È il trascinatore, il preferito dei militanti, quello che scrive un romanzo e lo vende a pacchi. Insomma, la star. Eppure alle 20 in punto, nel lunedì dopo la vittoria dei Cinque Stelle a Ostia, Alessandro Di Battista si chiama fuori. “Ho deciso di non ricandidarmi in Parlamento alle prossime elezioni. È una scelta mia, non è legata al Movimento”.
Così scandisce in un video su Facebook, cinque minuti girati negli uffici della Camera. In cui assicura: “Non lascio il Movimento, non succederà mai, è una mia seconda pelle. Sarò in prima linea in un tour sul programma che inizierà a breve”. Però le elezioni no, grazie. Vadano avanti gli altri, a cominciare dal candidato premier Luigi Di Maio, a cui il deputato romano giura amicizia e sostegno: “Diranno che ci sono dei dissidi tra me e Di Maio e tra me e Grillo: è l’esatto contrario. Per me Beppe è un esempio e Luigi, oltre a essere un esempio, è proprio un fratello”. Baci e abbracci, al fondatore e al candidato. Ma da oggi sarà tutto sulle spalle di Di Maio, anche capo della forza politica dopo un altro passo di lato. Proprio quello di Grillo, il fondatore: stufo dei ricorsi, delle grane interne, di quasi tutto.

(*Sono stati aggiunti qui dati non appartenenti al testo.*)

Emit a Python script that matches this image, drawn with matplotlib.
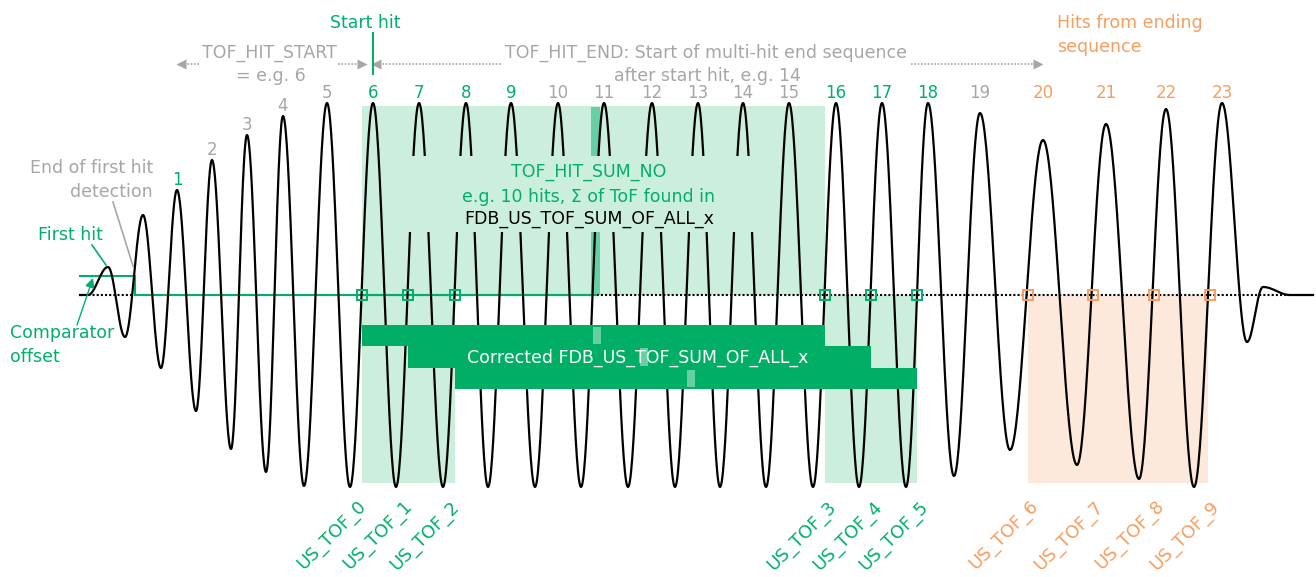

È anche questo l’effetto dell’ordigno calato da Di Battista. Come nel suo stile, preparato con cura a livello mediatico, con annunci sui social (“Alle 20 seguitemi, ho qualcosa da dirvi”). All’orario prestabilito la diretta, con il deputato in camicia bianca e con capelli leggermente spettinati. E per il Movimento è un sisma. Fortissimo, ma previsto dai piani alti. Perché i capi lo sapevano da almeno una decina di giorni e ne avevano discusso con lui anche nel mega-vertice a Milano, dentro la Casaleggio Associati, di venerdì scorso. In cui si era parlato del tour in luoghi simbolo del Paese e di alcuni errori sulla comunicazione. Nella consapevolezza però che Di Battista era ormai già fuori dalle liste elettorali. E d’altronde del suo passo indietro si vociferava da settimane. Il Fatto ne scrisse il 24 settembre scorso, nella domenica della festa nazionale del M5S a Rimini, spiegando che Di Battista “aveva voglia di fermarsi un giro”, come aveva rivelato ad alcuni parlamentari romani in una cena riservata, due o tre giorni prima. Perché voleva dedicarsi al figlio nato in quelle ore, scrivere libri, e cimentarsi come “reporter”. E magari aspettare un turno elettorale dove per il M5S ci fosse qualche spiraglio in più, senza bruciarsi il secondo mandato: l’ultimo, secondo i codici del Movimento.
Nel video conferma molti di quei desideri: “Non nego che la nascita di mio figlio è come se avesse dato ancora più benzina a una scelta già presa. Quando ti nasce un figlio inizi a pensare moltissimo ai tuoi sogni, e tra i miei c’è la scrittura: continuare a combattere dal punto di vista politico anche attraverso la contro-informazione e la scrittura. Tra qualche giorno uscirà un libro che ho scritto sul Movimento, su questa scelta e sulla paternità”. In serata, Di Maio commenta: “Alessandro continuerà con la politica fuori del Parlamento, quella con la P maiuscola. Sarà il primo attivista d’Italia”. Ma lui e altri hanno provato a lungo a farlo desistere, consapevoli che averlo in uno o più collegi valeva una valanga di voti. Però il deputato ha tenuto duro, garantendo in cambio impegno in campagna elettorale. Non solo per le Politiche, ma anche nel Lazio, a sostegno di quella Roberta Lombardi di cui tesse continuamente le lodi. Però le liste saranno affari di altri. Di Di Maio, che non va in moto e non scrive libri. Perché è diverso, dal Di Battista che si è fermato. A guardare.